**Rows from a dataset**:
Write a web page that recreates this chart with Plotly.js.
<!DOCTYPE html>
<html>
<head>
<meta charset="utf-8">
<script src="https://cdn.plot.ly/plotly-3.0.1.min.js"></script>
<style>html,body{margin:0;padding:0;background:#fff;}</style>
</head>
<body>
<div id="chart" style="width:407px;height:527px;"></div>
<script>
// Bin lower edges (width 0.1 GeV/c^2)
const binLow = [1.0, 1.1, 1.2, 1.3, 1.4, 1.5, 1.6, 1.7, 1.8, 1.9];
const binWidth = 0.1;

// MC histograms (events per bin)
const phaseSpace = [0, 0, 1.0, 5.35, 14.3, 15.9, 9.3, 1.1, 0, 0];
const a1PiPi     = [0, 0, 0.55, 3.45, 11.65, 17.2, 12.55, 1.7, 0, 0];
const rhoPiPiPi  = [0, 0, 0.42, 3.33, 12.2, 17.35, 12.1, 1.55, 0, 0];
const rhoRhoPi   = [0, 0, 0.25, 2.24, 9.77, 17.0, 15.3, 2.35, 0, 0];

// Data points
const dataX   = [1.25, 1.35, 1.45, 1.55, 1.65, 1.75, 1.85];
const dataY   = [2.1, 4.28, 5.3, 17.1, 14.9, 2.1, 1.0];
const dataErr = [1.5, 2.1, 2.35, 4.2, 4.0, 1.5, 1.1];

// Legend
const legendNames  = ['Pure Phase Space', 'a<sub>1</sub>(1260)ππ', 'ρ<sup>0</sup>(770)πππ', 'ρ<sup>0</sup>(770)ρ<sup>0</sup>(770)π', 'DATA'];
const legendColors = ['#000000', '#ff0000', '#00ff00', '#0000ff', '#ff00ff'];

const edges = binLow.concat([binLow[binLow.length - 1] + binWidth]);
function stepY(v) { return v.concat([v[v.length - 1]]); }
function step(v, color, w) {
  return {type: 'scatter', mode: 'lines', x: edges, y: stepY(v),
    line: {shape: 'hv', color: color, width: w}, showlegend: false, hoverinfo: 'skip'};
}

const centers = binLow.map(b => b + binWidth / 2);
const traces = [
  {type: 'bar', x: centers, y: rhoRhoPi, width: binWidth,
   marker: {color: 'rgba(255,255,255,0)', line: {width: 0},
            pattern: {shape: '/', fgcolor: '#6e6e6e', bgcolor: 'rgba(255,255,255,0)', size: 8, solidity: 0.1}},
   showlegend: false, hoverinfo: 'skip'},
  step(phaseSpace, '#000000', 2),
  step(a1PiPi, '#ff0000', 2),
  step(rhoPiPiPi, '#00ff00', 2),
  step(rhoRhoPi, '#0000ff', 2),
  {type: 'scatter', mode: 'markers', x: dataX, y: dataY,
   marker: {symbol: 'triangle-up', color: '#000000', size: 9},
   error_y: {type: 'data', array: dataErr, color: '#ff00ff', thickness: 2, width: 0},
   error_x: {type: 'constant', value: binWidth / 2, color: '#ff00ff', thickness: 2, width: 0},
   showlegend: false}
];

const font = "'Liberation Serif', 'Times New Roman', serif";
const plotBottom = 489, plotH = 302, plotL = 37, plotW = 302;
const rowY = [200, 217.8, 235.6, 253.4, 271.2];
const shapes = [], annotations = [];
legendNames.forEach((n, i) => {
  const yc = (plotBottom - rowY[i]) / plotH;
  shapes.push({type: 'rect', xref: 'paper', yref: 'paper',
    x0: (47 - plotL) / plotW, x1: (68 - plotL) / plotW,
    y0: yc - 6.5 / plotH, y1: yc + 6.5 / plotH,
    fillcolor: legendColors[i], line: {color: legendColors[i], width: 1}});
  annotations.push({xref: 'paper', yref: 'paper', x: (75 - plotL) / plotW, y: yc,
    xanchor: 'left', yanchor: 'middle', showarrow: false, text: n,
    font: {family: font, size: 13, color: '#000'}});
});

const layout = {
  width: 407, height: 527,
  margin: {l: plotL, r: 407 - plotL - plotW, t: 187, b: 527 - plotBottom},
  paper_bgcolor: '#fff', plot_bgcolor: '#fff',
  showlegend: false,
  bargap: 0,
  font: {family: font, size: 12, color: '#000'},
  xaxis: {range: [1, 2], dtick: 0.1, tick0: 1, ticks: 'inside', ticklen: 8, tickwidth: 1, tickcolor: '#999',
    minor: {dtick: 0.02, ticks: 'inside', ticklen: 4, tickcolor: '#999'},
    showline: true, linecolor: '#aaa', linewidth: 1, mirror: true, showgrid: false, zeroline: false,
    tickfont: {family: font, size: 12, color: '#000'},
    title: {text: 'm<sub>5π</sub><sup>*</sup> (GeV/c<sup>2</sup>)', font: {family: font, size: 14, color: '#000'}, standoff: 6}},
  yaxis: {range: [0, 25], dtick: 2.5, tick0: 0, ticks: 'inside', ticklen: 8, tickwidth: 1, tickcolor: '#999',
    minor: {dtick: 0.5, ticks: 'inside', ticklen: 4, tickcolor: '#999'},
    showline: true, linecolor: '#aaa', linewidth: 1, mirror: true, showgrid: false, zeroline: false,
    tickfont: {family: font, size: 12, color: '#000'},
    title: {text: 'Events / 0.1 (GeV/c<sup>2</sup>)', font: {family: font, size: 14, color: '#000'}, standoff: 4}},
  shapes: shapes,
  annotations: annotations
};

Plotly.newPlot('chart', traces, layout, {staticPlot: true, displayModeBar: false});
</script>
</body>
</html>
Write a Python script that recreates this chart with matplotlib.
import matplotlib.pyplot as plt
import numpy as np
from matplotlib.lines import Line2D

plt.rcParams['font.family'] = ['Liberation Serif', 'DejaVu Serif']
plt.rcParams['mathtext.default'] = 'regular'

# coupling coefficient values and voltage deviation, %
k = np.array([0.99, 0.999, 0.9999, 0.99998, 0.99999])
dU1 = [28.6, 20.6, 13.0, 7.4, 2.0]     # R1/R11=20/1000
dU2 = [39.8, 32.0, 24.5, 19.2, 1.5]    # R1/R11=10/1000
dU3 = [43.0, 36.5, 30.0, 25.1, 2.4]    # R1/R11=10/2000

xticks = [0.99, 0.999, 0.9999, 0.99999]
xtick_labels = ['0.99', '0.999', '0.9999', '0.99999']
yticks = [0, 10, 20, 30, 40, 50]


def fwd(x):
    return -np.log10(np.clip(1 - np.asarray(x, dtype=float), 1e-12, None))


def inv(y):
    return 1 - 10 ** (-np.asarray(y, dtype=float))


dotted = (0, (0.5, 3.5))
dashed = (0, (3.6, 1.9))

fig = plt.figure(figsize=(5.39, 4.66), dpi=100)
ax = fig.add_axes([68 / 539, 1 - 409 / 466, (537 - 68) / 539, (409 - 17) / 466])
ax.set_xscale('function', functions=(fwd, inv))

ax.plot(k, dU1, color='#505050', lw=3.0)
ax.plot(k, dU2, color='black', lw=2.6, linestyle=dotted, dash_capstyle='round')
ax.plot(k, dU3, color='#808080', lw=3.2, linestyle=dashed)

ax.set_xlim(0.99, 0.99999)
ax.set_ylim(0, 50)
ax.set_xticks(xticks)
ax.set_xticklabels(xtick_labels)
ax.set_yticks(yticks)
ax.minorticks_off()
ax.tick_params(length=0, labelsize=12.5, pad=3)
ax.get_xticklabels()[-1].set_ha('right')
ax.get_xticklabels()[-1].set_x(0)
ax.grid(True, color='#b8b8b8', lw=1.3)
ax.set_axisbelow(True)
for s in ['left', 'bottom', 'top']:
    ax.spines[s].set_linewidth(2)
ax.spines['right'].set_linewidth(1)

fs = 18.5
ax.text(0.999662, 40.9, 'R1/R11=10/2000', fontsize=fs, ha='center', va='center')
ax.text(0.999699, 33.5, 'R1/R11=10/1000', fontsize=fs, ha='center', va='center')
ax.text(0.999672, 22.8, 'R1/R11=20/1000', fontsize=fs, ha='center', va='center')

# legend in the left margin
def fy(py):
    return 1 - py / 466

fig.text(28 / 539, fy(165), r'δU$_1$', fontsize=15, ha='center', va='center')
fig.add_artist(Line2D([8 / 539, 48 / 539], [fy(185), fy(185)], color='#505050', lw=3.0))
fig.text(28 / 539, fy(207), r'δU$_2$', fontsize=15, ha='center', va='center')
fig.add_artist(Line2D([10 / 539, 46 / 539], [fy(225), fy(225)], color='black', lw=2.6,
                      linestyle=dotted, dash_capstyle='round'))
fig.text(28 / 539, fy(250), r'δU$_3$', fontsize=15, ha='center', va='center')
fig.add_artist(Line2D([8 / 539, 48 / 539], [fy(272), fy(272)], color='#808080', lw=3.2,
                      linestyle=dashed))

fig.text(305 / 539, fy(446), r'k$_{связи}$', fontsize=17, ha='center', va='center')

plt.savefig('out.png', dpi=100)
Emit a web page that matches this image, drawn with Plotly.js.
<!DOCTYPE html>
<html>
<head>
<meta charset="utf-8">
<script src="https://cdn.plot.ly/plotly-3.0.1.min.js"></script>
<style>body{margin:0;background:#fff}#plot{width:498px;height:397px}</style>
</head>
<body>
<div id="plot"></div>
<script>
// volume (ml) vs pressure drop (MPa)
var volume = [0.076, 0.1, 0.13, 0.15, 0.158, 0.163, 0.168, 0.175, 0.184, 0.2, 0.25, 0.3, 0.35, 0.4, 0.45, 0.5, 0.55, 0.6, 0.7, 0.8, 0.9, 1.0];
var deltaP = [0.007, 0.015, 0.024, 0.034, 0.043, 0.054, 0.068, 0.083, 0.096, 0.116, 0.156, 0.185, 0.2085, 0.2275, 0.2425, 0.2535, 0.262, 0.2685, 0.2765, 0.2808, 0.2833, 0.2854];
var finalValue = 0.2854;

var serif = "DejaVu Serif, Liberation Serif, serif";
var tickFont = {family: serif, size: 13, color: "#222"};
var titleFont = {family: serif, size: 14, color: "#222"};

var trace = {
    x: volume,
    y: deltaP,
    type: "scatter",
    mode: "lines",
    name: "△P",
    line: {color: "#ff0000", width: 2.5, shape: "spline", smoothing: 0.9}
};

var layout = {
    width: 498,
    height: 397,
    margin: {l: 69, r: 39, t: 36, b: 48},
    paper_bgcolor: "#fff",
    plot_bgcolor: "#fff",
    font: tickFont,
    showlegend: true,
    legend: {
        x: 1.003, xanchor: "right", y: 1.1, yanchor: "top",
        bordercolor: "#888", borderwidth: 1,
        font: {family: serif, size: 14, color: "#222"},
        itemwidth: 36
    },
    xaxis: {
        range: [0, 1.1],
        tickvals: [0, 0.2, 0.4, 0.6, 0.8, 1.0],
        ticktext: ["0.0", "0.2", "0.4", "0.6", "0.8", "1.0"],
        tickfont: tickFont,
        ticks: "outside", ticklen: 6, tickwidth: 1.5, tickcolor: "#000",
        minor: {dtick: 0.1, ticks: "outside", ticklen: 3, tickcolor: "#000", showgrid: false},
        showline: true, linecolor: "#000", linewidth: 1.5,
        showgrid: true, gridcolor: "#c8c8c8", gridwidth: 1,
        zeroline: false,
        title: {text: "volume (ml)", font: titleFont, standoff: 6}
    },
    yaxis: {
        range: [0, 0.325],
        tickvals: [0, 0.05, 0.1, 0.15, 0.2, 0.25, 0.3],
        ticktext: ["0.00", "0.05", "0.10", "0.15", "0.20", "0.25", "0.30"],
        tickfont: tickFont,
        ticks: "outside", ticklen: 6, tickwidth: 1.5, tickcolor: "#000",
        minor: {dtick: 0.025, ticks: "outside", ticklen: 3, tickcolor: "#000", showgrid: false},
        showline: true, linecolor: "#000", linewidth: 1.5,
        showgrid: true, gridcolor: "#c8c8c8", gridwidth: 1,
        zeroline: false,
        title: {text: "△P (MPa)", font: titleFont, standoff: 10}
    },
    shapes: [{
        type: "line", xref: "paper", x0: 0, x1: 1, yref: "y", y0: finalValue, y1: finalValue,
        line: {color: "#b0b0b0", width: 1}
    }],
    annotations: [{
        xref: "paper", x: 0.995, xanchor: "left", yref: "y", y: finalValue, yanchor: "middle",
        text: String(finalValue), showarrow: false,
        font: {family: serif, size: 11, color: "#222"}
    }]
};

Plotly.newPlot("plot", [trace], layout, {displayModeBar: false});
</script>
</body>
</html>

**Goal**: Write out exactly the lines from the start of the material through the line with "['#000000', '#ff0000', '#00ff00', '#0000ff', '#ff00ff'];". No other output is expected.

**Solution for this exercise**:
Write a web page that recreates this chart with Plotly.js.
<!DOCTYPE html>
<html>
<head>
<meta charset="utf-8">
<script src="https://cdn.plot.ly/plotly-3.0.1.min.js"></script>
<style>html,body{margin:0;padding:0;background:#fff;}</style>
</head>
<body>
<div id="chart" style="width:407px;height:527px;"></div>
<script>
// Bin lower edges (width 0.1 GeV/c^2)
const binLow = [1.0, 1.1, 1.2, 1.3, 1.4, 1.5, 1.6, 1.7, 1.8, 1.9];
const binWidth = 0.1;

// MC histograms (events per bin)
const phaseSpace = [0, 0, 1.0, 5.35, 14.3, 15.9, 9.3, 1.1, 0, 0];
const a1PiPi     = [0, 0, 0.55, 3.45, 11.65, 17.2, 12.55, 1.7, 0, 0];
const rhoPiPiPi  = [0, 0, 0.42, 3.33, 12.2, 17.35, 12.1, 1.55, 0, 0];
const rhoRhoPi   = [0, 0, 0.25, 2.24, 9.77, 17.0, 15.3, 2.35, 0, 0];

// Data points
const dataX   = [1.25, 1.35, 1.45, 1.55, 1.65, 1.75, 1.85];
const dataY   = [2.1, 4.28, 5.3, 17.1, 14.9, 2.1, 1.0];
const dataErr = [1.5, 2.1, 2.35, 4.2, 4.0, 1.5, 1.1];

// Legend
const legendNames  = ['Pure Phase Space', 'a<sub>1</sub>(1260)ππ', 'ρ<sup>0</sup>(770)πππ', 'ρ<sup>0</sup>(770)ρ<sup>0</sup>(770)π', 'DATA'];
const legendColors = ['#000000', '#ff0000', '#00ff00', '#0000ff', '#ff00ff'];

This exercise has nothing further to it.